Tuesday, March 3, 2009
He seemed like a nice enough fellow, but he represented so much that is wrong. This morning I sat across from him at a marketing roundtable. A senior executive for Wrigley.
To quote an old colleague of mine, "once we're done with the tobacco companies, we go after the gum companies." Singapore seems to have the right idea on this. It's illegal there.
Note to young readers looking for jobs. LOSE THE GUM. Your mother was right. The smacking and cracking takes a full 20-30 points off of your IQ, to say nothing of labeling you as a classless schmo.
That last comment saddens me, as I have a more-than-passing-acquaintance from college whom I saw on television, on the podium at President Obama's inauguration. He appeared frequently on camera, as he was seated next to an important member of the President's family (I'm trying to be kind by not naming him or his relative). This successful, nationally known Ivy League graduate was...you guessed it...smacking away like Violet Beauregarde.
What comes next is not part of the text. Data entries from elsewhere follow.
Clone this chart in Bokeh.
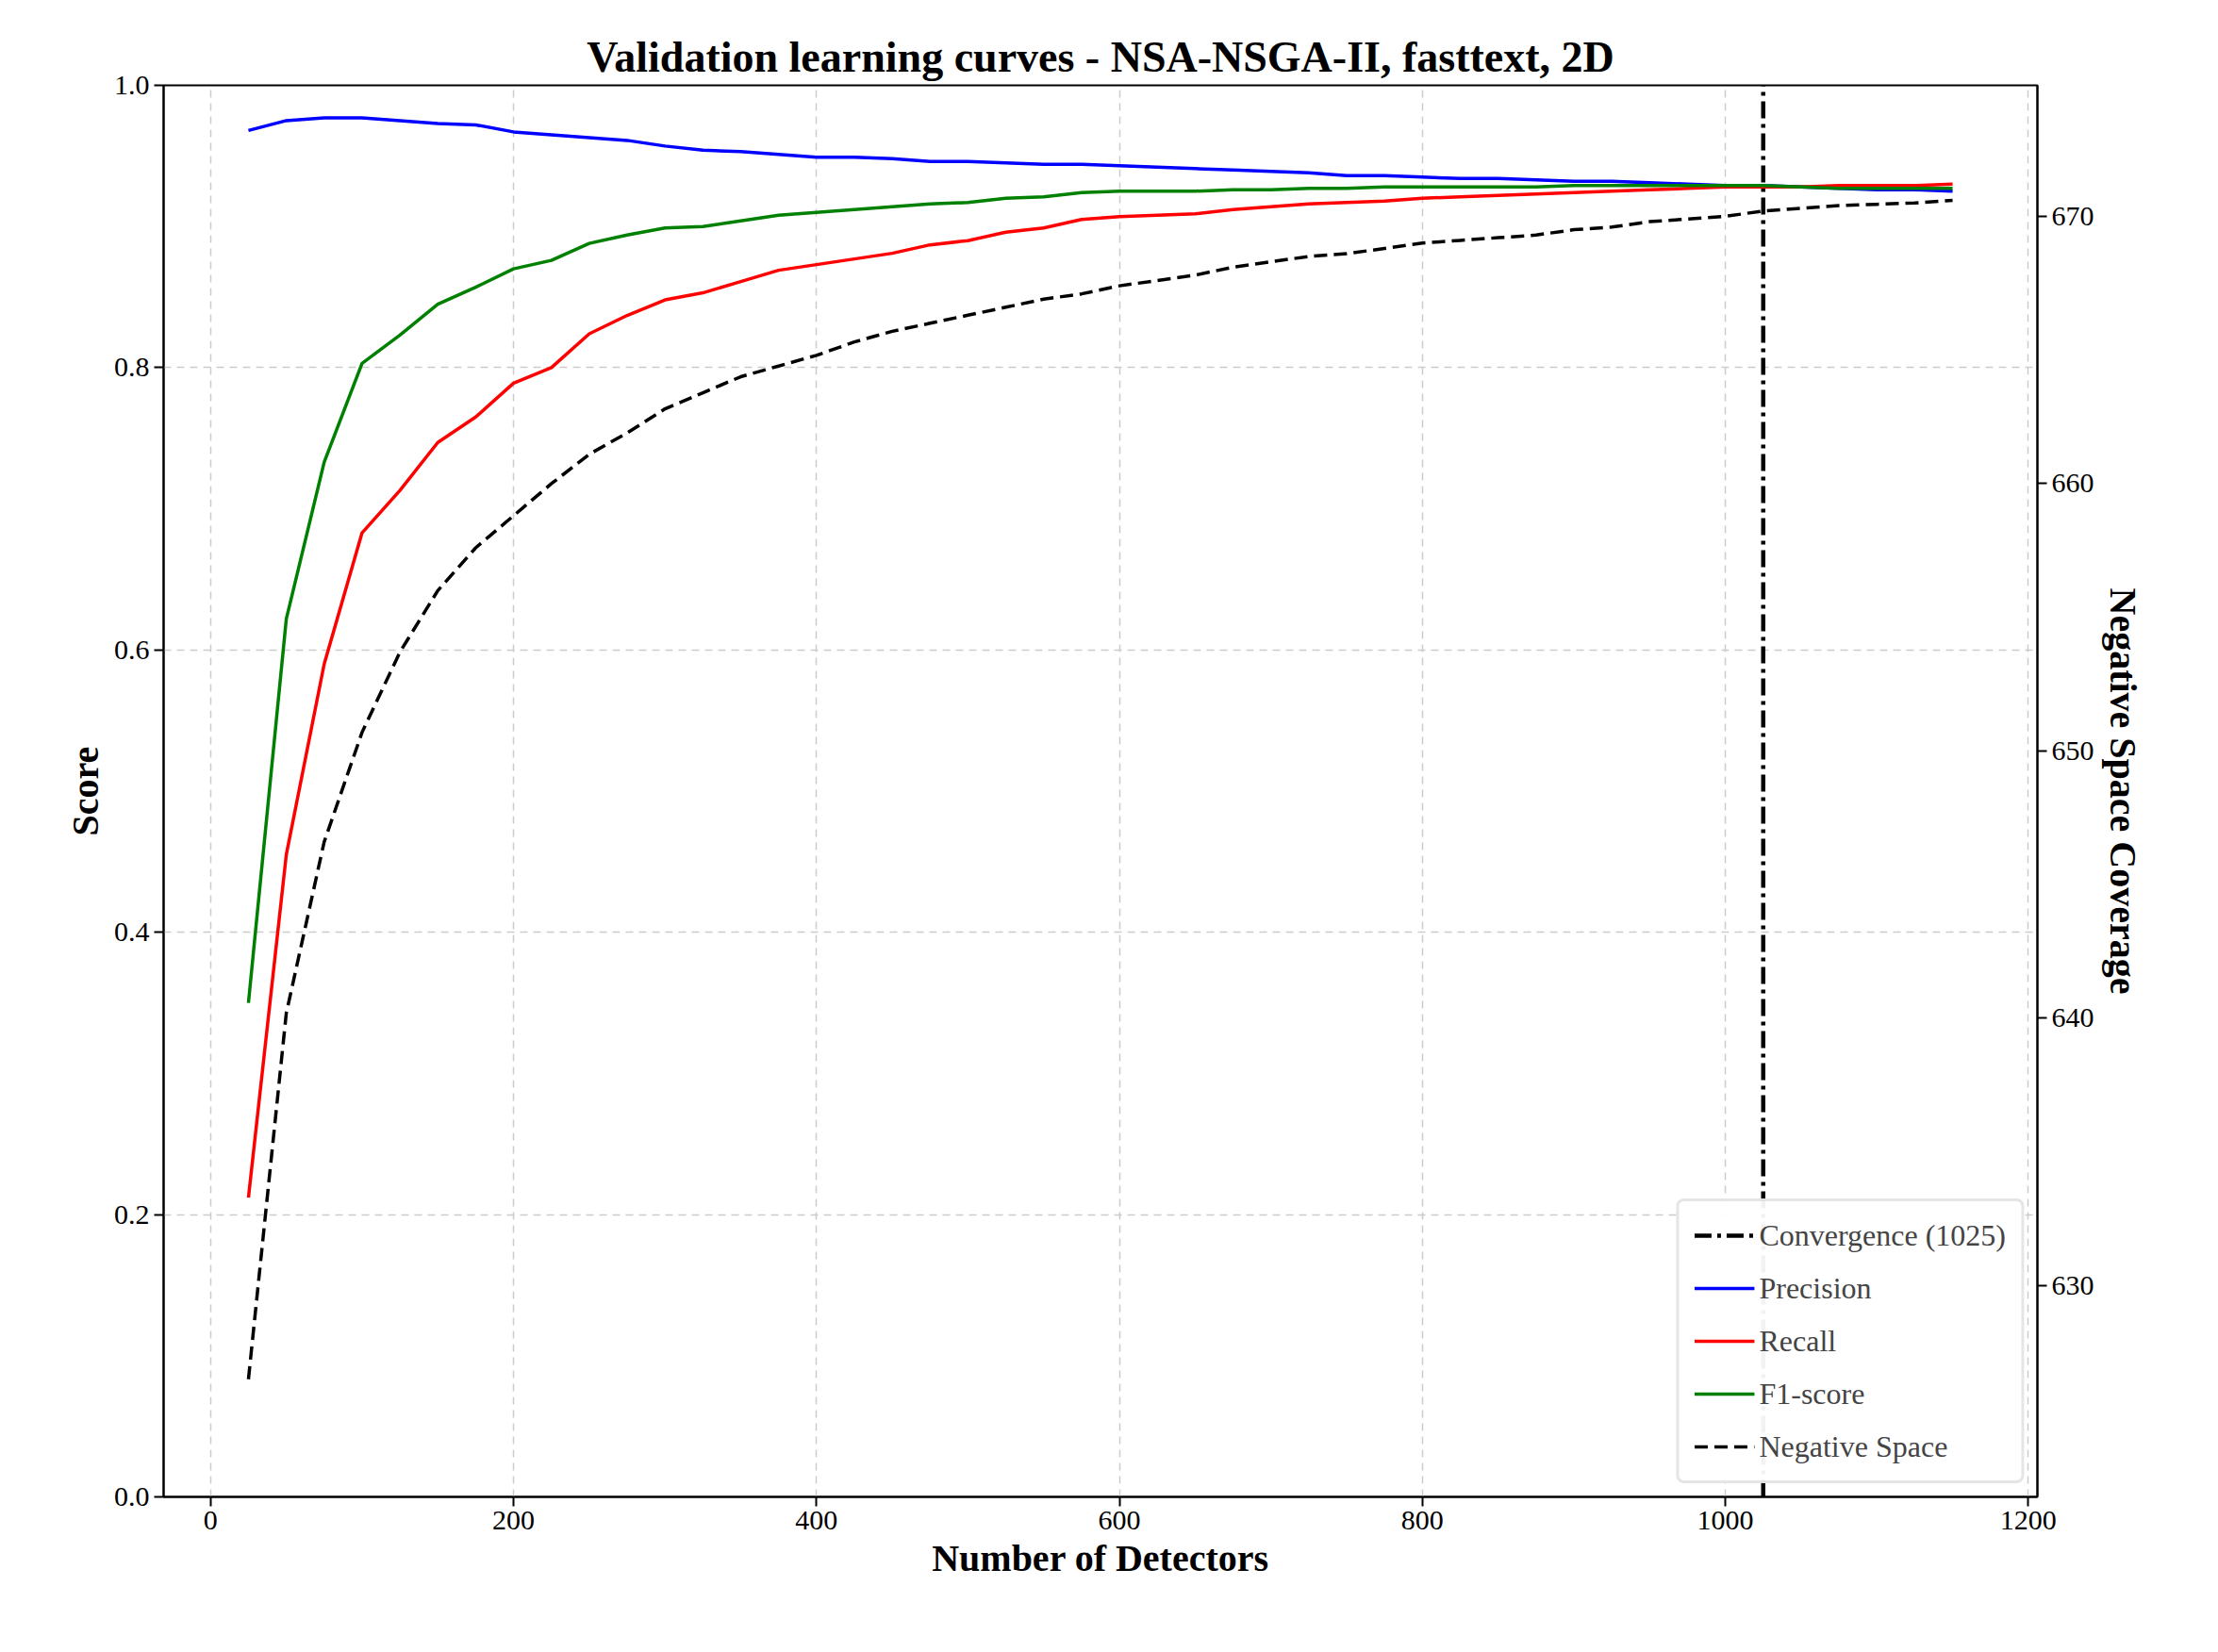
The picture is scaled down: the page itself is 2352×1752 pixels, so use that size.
from bokeh.plotting import figure
from bokeh.models import LinearAxis, Range1d, Legend, LegendItem, FixedTicker, PrintfTickFormatter
from bokeh.embed import file_html
from bokeh.resources import INLINE

detectors = list(range(25, 1151, 25))
precision = [0.968, 0.975, 0.977, 0.977, 0.975, 0.973, 0.972, 0.967, 0.965, 0.963,
             0.961, 0.957, 0.954, 0.953, 0.951, 0.949, 0.949, 0.948, 0.946, 0.946,
             0.945, 0.944, 0.944, 0.943, 0.942, 0.941, 0.940, 0.939, 0.938, 0.936,
             0.936, 0.935, 0.934, 0.934, 0.933, 0.932, 0.932, 0.931, 0.930, 0.929,
             0.929, 0.928, 0.927, 0.926, 0.926, 0.925]
recall = [0.212, 0.455, 0.590, 0.683, 0.713, 0.747, 0.765, 0.789, 0.800, 0.824,
          0.837, 0.848, 0.853, 0.861, 0.869, 0.873, 0.877, 0.881, 0.887, 0.890,
          0.896, 0.899, 0.905, 0.907, 0.908, 0.909, 0.912, 0.914, 0.916, 0.917,
          0.918, 0.920, 0.921, 0.922, 0.923, 0.924, 0.925, 0.926, 0.927, 0.928,
          0.928, 0.928, 0.929, 0.929, 0.929, 0.930]
f1 = [0.350, 0.622, 0.733, 0.803, 0.823, 0.845, 0.857, 0.870, 0.876, 0.888,
      0.894, 0.899, 0.900, 0.904, 0.908, 0.910, 0.912, 0.914, 0.916, 0.917,
      0.920, 0.921, 0.924, 0.925, 0.925, 0.925, 0.926, 0.926, 0.927, 0.927,
      0.928, 0.928, 0.928, 0.928, 0.928, 0.929, 0.929, 0.929, 0.929, 0.929,
      0.929, 0.928, 0.927, 0.927, 0.927, 0.927]
neg_space = [626.5, 640.2, 646.6, 650.7, 653.7, 656.0, 657.6, 658.8, 660.0, 661.1,
             661.9, 662.8, 663.4, 664.0, 664.4, 664.8, 665.3, 665.7, 666.0, 666.3,
             666.6, 666.9, 667.1, 667.4, 667.6, 667.8, 668.1, 668.3, 668.5, 668.6,
             668.8, 669.0, 669.1, 669.2, 669.3, 669.5, 669.6, 669.8, 669.9, 670.0,
             670.2, 670.3, 670.4, 670.45, 670.5, 670.6]
convergence = 1025

FONT = "Liberation Serif"

p = figure(width=2336, height=1736, output_backend="svg", toolbar_location=None,
           x_range=Range1d(-31, 1206), y_range=Range1d(0, 1.0),
           min_border_left=173, min_border_right=176, min_border_top=90, min_border_bottom=149,
           title="Validation learning curves - NSA-NSGA-II, fasttext, 2D")
p.extra_y_ranges = {"ns": Range1d(622.1, 674.9)}

p.title.text_font = FONT
p.title.text_font_size = "46px"
p.title.text_font_style = "bold"
p.title.text_color = "black"
p.title.align = "center"
p.outline_line_color = "black"
p.outline_line_width = 2

p.xaxis.axis_label = "Number of Detectors"
p.yaxis.axis_label = "Score"
p.xaxis.ticker = FixedTicker(ticks=[0, 200, 400, 600, 800, 1000, 1200])
p.yaxis.ticker = FixedTicker(ticks=[0, 0.2, 0.4, 0.6, 0.8, 1.0])
p.yaxis.formatter = PrintfTickFormatter(format="%.1f")

right = LinearAxis(y_range_name="ns", axis_label="Negative Space Coverage",
                   ticker=FixedTicker(ticks=[630, 640, 650, 660, 670]))
right.axis_label_orientation = "vertical"
p.add_layout(right, "right")

for ax in [p.xaxis[0], p.yaxis[0], right]:
    ax.axis_label_text_font = FONT
    ax.axis_label_text_font_style = "bold"
    ax.axis_label_text_font_size = "40px"
    ax.axis_label_text_color = "black"
    ax.major_label_text_font = FONT
    ax.major_label_text_font_size = "30px"
    ax.major_label_text_color = "black"
    ax.axis_line_color = "black"
    ax.axis_line_width = 2
    ax.major_tick_line_width = 2
    ax.major_tick_out = 10
    ax.major_tick_in = 0
    ax.minor_tick_line_color = None

p.grid.grid_line_color = "#cccccc"
p.grid.grid_line_dash = "8 6"
p.grid.grid_line_width = 1.5

vl = p.line([convergence, convergence], [0, 1], color="black", line_width=4.5, line_dash="18 6 4 6")
l1 = p.line(detectors, precision, color="blue", line_width=3.5)
l2 = p.line(detectors, recall, color="red", line_width=3.5)
l3 = p.line(detectors, f1, color="green", line_width=3.5)
l4 = p.line(detectors, neg_space, color="black", line_width=3.5, line_dash="14 7", y_range_name="ns")

legend = Legend(items=[
    LegendItem(label="Convergence (%d)" % convergence, renderers=[vl]),
    LegendItem(label="Precision", renderers=[l1]),
    LegendItem(label="Recall", renderers=[l2]),
    LegendItem(label="F1-score", renderers=[l3]),
    LegendItem(label="Negative Space", renderers=[l4]),
], location="bottom_right")
legend.label_text_font = FONT
legend.label_text_font_size = "32px"
legend.label_height = 40
legend.border_line_color = "#cccccc"
legend.border_line_width = 3
legend.border_radius = 8
legend.glyph_width = 64
legend.spacing = 16
legend.padding = 16
legend.margin = 14
p.add_layout(legend)

open("out.html", "w").write(file_html(p, INLINE))
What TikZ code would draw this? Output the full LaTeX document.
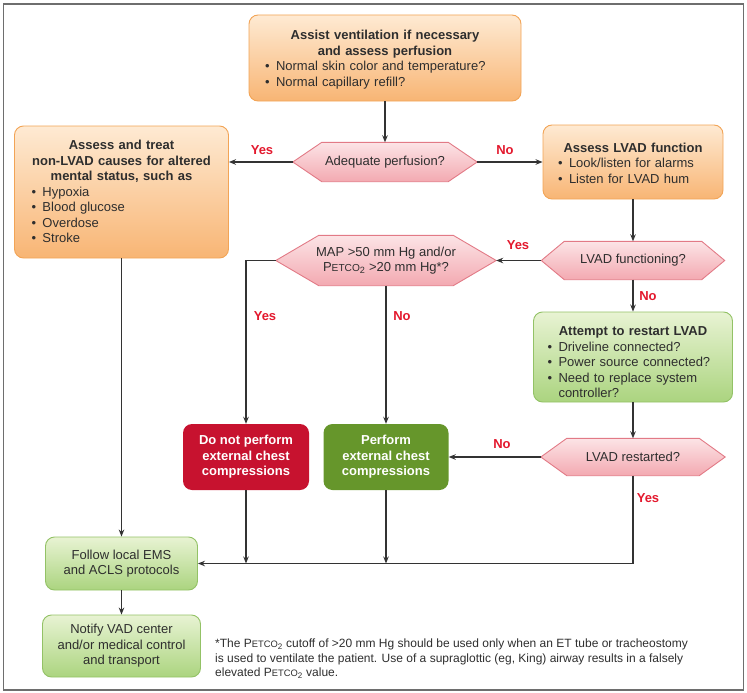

What a way to ruin a great, proud moment. Does Desiree Rogers have to stand at the entrance to every Presidential event with her hand extended admonishing attendees to "spit ... it... out?"
Back to the promoters of this horrifying habit, the now Mars-owned Wrigley Company. It's not bad enough that they promise us exploding flavors and the hope of a threesome with twin women...now they're trying to convince us that being classless is also good for our health...that there are...and I quote..."benefits of chewing?"
Paul Fussell, noted expert on English literature, world wars, and social classes in the US, a Harvard Ph.D. and a professor at the University of Pennsylvania wrote a whole book about practices like this. He called it BAD, or The Dumbing of America. It's bad to put sawdust in the flour. It's BAD to try to convince your customers that by so doing you make it healthier.
The only health benefit that chewing gum carries it the healthy disdain for its users among those with taste.
Oral hygiene certainly has its place. It's in your bathroom. In public, spit... it... out.